Re: in-catalog Extension Scripts and Control parameters (templates?) - Mailing list pgsql-hackers

From Tom Lane
Subject Re: in-catalog Extension Scripts and Control parameters (templates?)
Date
Msg-id 6466.1354817682@sss.pgh.pa.us
Whole thread Raw
In response to in-catalog Extension Scripts and Control parameters (templates?)  (Dimitri Fontaine <dimitri@2ndQuadrant.fr>)
Responses Re: in-catalog Extension Scripts and Control parameters (templates?)
Re: in-catalog Extension Scripts and Control parameters (templates?)
List pgsql-hackers
Dimitri Fontaine <dimitri@2ndQuadrant.fr> writes:
> Tom Lane <tgl@sss.pgh.pa.us> writes:
>> I think a separate kind of "extension template" object would make a lot
>> more sense.

> I'm on board now. We still have some questions to answer, and here's a
> worked out design proposal for implementing my understanding of your
> "extension's template" idea:

>  - Extension Scripts are now stored in the catalogs, right?

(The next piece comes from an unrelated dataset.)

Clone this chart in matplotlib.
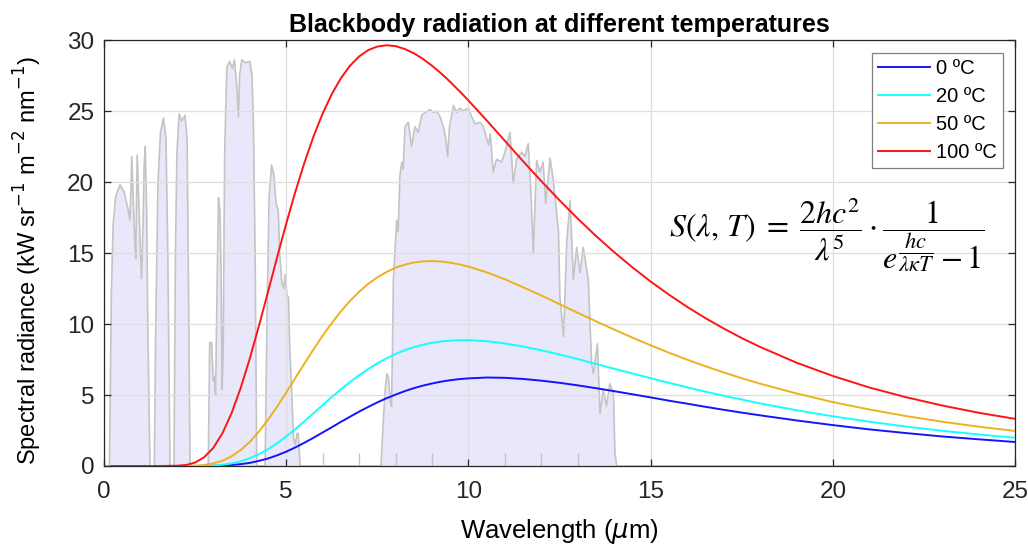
import numpy as np
import matplotlib
matplotlib.use("Agg")
import matplotlib.pyplot as plt

# --- data ---

# wavelength grid (um) for the blackbody curves
wl = [0.2, 1.0, 1.5, 2.0, 2.25, 2.5, 2.75, 3.0, 3.25, 3.5, 3.75, 4.0, 4.25, 4.5, 4.75,
      5.0, 5.25, 5.5, 5.75, 6.0, 6.25, 6.5, 6.75, 7.0, 7.25, 7.5, 7.75, 8.0, 8.25, 8.5,
      8.75, 9.0, 9.25, 9.5, 9.75, 10.0, 10.5, 11.0, 11.5, 12.0, 12.5, 13.0, 13.5, 14.0,
      14.5, 15.0, 15.5, 16.0, 16.5, 17.0, 17.5, 18.0, 19.0, 20.0, 21.0, 22.0, 23.0,
      24.0, 25.0]

s_0c = [0, 0, 0, 0, 0, 0, 0.00, 0.01, 0.03, 0.07, 0.13, 0.22, 0.36, 0.53, 0.75,
        1.01, 1.31, 1.64, 1.99, 2.36, 2.73, 3.11, 3.47, 3.83, 4.16, 4.48, 4.77, 5.03, 5.27, 5.48,
        5.66, 5.81, 5.94, 6.04, 6.12, 6.17, 6.23, 6.21, 6.13, 6.01, 5.86, 5.68, 5.48, 5.27,
        5.05, 4.83, 4.60, 4.39, 4.17, 3.96, 3.76, 3.57, 3.21, 2.88, 2.58, 2.32, 2.08,
        1.88, 1.69]
s_20c = [0, 0, 0, 0, 0, 0, 0.01, 0.04, 0.09, 0.18, 0.33, 0.55, 0.83, 1.18, 1.60,
         2.08, 2.60, 3.15, 3.72, 4.29, 4.86, 5.40, 5.91, 6.39, 6.83, 7.23, 7.58, 7.89, 8.15, 8.37,
         8.54, 8.67, 8.77, 8.83, 8.86, 8.86, 8.79, 8.63, 8.41, 8.15, 7.85, 7.53, 7.19, 6.85,
         6.52, 6.18, 5.86, 5.54, 5.24, 4.95, 4.68, 4.41, 3.93, 3.50, 3.12, 2.78, 2.48,
         2.22, 1.99]
s_50c = [0, 0, 0, 0, 0.01, 0.02, 0.07, 0.18, 0.37, 0.68, 1.12, 1.70, 2.42, 3.26, 4.18,
         5.17, 6.20, 7.22, 8.22, 9.18, 10.07, 10.89, 11.63, 12.27, 12.83, 13.29, 13.66, 13.97, 14.18, 14.33,
         14.41, 14.43, 14.40, 14.32, 14.20, 14.04, 13.64, 13.15, 12.59, 12.01, 11.40, 10.79, 10.19, 9.61,
         9.04, 8.50, 7.98, 7.49, 7.03, 6.59, 6.18, 5.80, 5.11, 4.50, 3.98, 3.52, 3.12,
         2.77, 2.47]
s_100c = [0, 0, 0, 0.02, 0.07, 0.24, 0.62, 1.28, 2.31, 3.72, 5.50, 7.57, 9.86, 12.27, 14.70,
          17.07, 19.31, 21.37, 23.22, 24.83, 26.19, 27.31, 28.19, 28.84, 29.29, 29.54, 29.63, 29.57, 29.37, 29.07,
          28.67, 28.19, 27.65, 27.05, 26.41, 25.74, 24.34, 22.90, 21.46, 20.06, 18.71, 17.42, 16.20, 15.06,
          13.99, 12.99, 12.07, 11.21, 10.42, 9.69, 9.01, 8.39, 7.28, 6.34, 5.53, 4.85, 4.26,
          3.75, 3.32]

labels = ["0 \u00baC", "20 \u00baC", "50 \u00baC", "100 \u00baC"]
colors = ["#1414ff", "#14ffff", "#edb120", "#ff1414"]

# atmospheric window (background shading)
trans_x = [0.0, 0.15, 0.2, 0.25, 0.32, 0.44, 0.55, 0.65, 0.71, 0.74, 0.76, 0.8, 0.84, 0.87, 0.89, 0.91,
           0.95, 1.0, 1.03, 1.07, 1.1, 1.13, 1.17, 1.2, 1.24, 1.26,
           1.38, 1.42, 1.48, 1.55, 1.63, 1.7, 1.75, 1.79, 1.81,
           1.92, 1.96, 2.0, 2.06, 2.13, 2.22, 2.28, 2.32, 2.36,
           2.86, 2.9, 2.95, 3.0, 3.03, 3.06, 3.1, 3.14, 3.18, 3.21, 3.24, 3.27, 3.31, 3.37, 3.45,
           3.52, 3.58, 3.65, 3.69, 3.72, 3.78, 3.88, 4.0, 4.06, 4.1, 4.15, 4.19,
           4.42, 4.47, 4.53, 4.6, 4.66, 4.72, 4.78, 4.82, 4.88, 4.93, 4.97, 5.02, 5.06, 5.1, 5.15,
           5.2, 5.25, 5.3, 5.33, 5.38,
           7.6, 7.66, 7.72, 7.76, 7.8, 7.86, 7.89, 7.92, 7.94, 7.98, 8.03, 8.07, 8.12, 8.17, 8.21,
           8.26, 8.35, 8.44, 8.53, 8.62, 8.72, 8.81, 8.95, 9.04, 9.13, 9.22, 9.31, 9.38, 9.43, 9.48,
           9.59, 9.68, 9.77, 9.86, 10.0, 10.09, 10.18, 10.32, 10.41, 10.55, 10.6, 10.68, 10.77,
           10.91, 11.0, 11.14, 11.23, 11.32, 11.46, 11.55, 11.64, 11.72, 11.78, 11.87, 11.96, 12.05,
           12.12, 12.24, 12.33, 12.47, 12.51, 12.61, 12.7, 12.79, 12.88, 12.97, 13.06, 13.15, 13.29,
           13.38, 13.43, 13.54, 13.61, 13.7, 13.79, 13.88, 13.98, 14.02, 14.07, 25.0]
trans_y = [0, 0, 12, 17, 19, 19.8, 19.3, 18.2, 17.3, 19.5, 21.8, 19, 16, 14.6, 18, 21.9,
           19, 15, 13.2, 17, 21, 22.5, 18, 10, 3, 0,
           0, 10, 20, 23.5, 24.5, 23, 15, 5, 0,
           0, 15, 22, 24.8, 24.3, 24.7, 23, 12, 0,
           0, 8.7, 8.7, 6.0, 6.3, 5.0, 12, 18.9, 18.0, 14, 5.4, 8, 22, 28.1, 28.5,
           28.0, 28.6, 26.5, 24.6, 27.5, 28.6, 28.4, 28.5, 27.5, 24, 14, 0,
           0, 10, 19, 21.2, 20.5, 18.5, 18.0, 15, 12.9, 12.5, 13.5, 12, 11.9, 8, 5.3,
           2.0, 1.5, 2.3, 2.3, 0,
           0, 3, 5.5, 6.5, 6.3, 4.5, 4.2, 9, 13.1, 15, 17.3, 16.5, 20.4, 21.4, 20.9,
           23.9, 24.2, 22.5, 23.9, 23.5, 24.7, 24.9, 25.1, 24.9, 25.0, 24.6, 23.9, 23.0, 21.8, 23.9,
           25.4, 24.9, 25.2, 25.0, 25.2, 24.6, 24.1, 24.2, 23.9, 22.6, 23.4, 20.7, 21.6,
           21.4, 22.1, 23.5, 19.9, 21.6, 22.1, 21.8, 22.7, 19, 15.0, 21.5, 20.7, 21.4,
           18.5, 21.7, 20.1, 16.6, 11.9, 9.1, 15.9, 18.7, 13.1, 15.4, 13.6, 15.4, 13.1,
           7.2, 6.5, 8.6, 3.7, 5.35, 4.2, 5.8, 5.1, 0.9, 0, 0]

# small spikes in the window data
spike_x = [6, 7, 8, 9, 11, 12, 13]
spike_h = [0.9, 0.9, 0.9, 0.9, 0.9, 0.9, 0.9]

plt.rcParams["font.family"] = ["Liberation Sans", "DejaVu Sans"]

# --- plot ---
fig = plt.figure(figsize=(10.28, 5.52), dpi=100)
ax = fig.add_axes([0.1012, 0.1558, 0.8862, 0.7717])

ax.fill_between(trans_x, trans_y, 0, color="#e8e8fa", zorder=0.2, lw=0)
ax.plot(trans_x, trans_y, color="#c4c4c4", lw=1.2, zorder=0.3)
ax.vlines(spike_x, 0, spike_h, color="#c4c4c4", lw=1.0, zorder=0.3)

series = [s_0c, s_20c, s_50c, s_100c]
for s, lab, c in zip(series, labels, colors):
    ax.plot(wl, s, color=c, lw=1.4, label=lab, zorder=3)

ax.set_xlim(0, 25)
ax.set_ylim(0, 30)
ax.set_xticks([0, 5, 10, 15, 20, 25])
ax.set_yticks([0, 5, 10, 15, 20, 25, 30])
ax.grid(True, color="#dedede", lw=0.9)
ax.set_axisbelow(True)
ax.tick_params(direction="in", length=5, width=0.9, top=True, right=True,
               labelsize=17.5, colors="#262626")
ax.tick_params(axis="x", pad=11)
ax.tick_params(axis="y", pad=7)
for sp in ax.spines.values():
    sp.set_color("#262626")
    sp.set_linewidth(0.9)

ax.set_title("Blackbody radiation at different temperatures", fontsize=18,
             fontweight="bold", pad=6)
ax.set_xlabel(r"Wavelength ($\mu$m)", fontsize=18.5, labelpad=10)
ax.set_ylabel(r"Spectral radiance (kW sr$^{-1}$ m$^{-2}$ nm$^{-1}$)", fontsize=17)
ax.yaxis.set_label_coords(-0.066, 0.483)

leg = ax.legend(loc="upper right", fontsize=14.5, handlelength=2.6, handletextpad=0.3,
                borderpad=0.3, labelspacing=0.45, fancybox=False, framealpha=1,
                edgecolor="#808080", borderaxespad=0, bbox_to_anchor=(0.987, 0.97))
leg.get_frame().set_linewidth(0.9)

ax.text(15.5, 16.35,
        r"$S(\lambda,\,T)\;=\;\dfrac{2hc^2}{\lambda^5}\cdot\dfrac{1}{e^{\dfrac{hc}{\lambda\kappa T}}-1}$",
        fontsize=23, math_fontfamily="stix", va="center", ha="left", zorder=4)

fig.savefig("out.png", dpi=100, facecolor="white")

Only for these new-style thingies.  I am not suggesting breaking the
existing file-based implementation, only offering a parallel
catalog-based implementation too.  We'd have to think about what to do
for name collisions --- probably having the catalog entry take
precedence is okay, but is there an argument for something else?

> [ need separate catalogs for install scripts and update scripts ]

Check.

>    pg_extension_control(extension, version, default_version,
>                         default_full_version, module_pathname,
>                         relocatable, superuser, schema, requires)

Given that the feature is going to be restricted to pure-SQL extensions,
I'm pretty sure we can do without module_pathname, and maybe some other
things.

>  - The naming "TEMPLATE" appears to me to be too much of a generic
>    naming for our usage here, so I'm not sure about it yet.

Yeah, possibly, but I don't have a better idea yet.  I don't like
either PARAMETERS or SCRIPT --- for one thing, those don't convey the
idea that this is an object in its own right rather than an attribute of
an extension.

>    Oh actually TEMPLATE is already a keyword thanks to text search,

Actually, given the text search precedent, I'm not sure why you're so
against TEMPLATE.

>    That would mean that ALTER EXTENSION could create objects in other
>    catalogs for an extension that does not exists itself yet, but is now
>    known available (select * from pg_available_extensions()).

Man, that is just horrid.  It brings back exactly the confusion we're
trying to eliminate by using the "template" terminology.  We don't want
it to look like manipulating a template has anything to do with altering
an extension of the same name (which might or might not even be
installed).

> The $2.56 question being what would be the pg_dump policy of the
> "extension templates" objects?

The ones that are catalog objects, not file objects, should be dumped
I think.

> Now, my understanding is that CREATE EXTENSION would check for templates
> being already available in the catalogs and failing to find them would
> have to do the extra steps of creating them from disk files as a
> preparatory step, right? (backward compatibility requirement)

Wrong.  There is no reason whatsoever to load file-based stuff into
catalogs.  That just adds complication and overhead to cases that work
already, and will break update cases (what happens when a package update
changes the files?).

> I don't think we could easily match a .so with an extension's template
> so I won't be proposing that, but we could quite easily match them now
> with extensions, because we're going to have to LOAD the module while
> creating_extension = true.

One more time: this mode has nothing to do with extensions that involve
a .so.  It's for extensions that can be represented purely as scripts,
and thus are self-contained in the proposed catalog entries.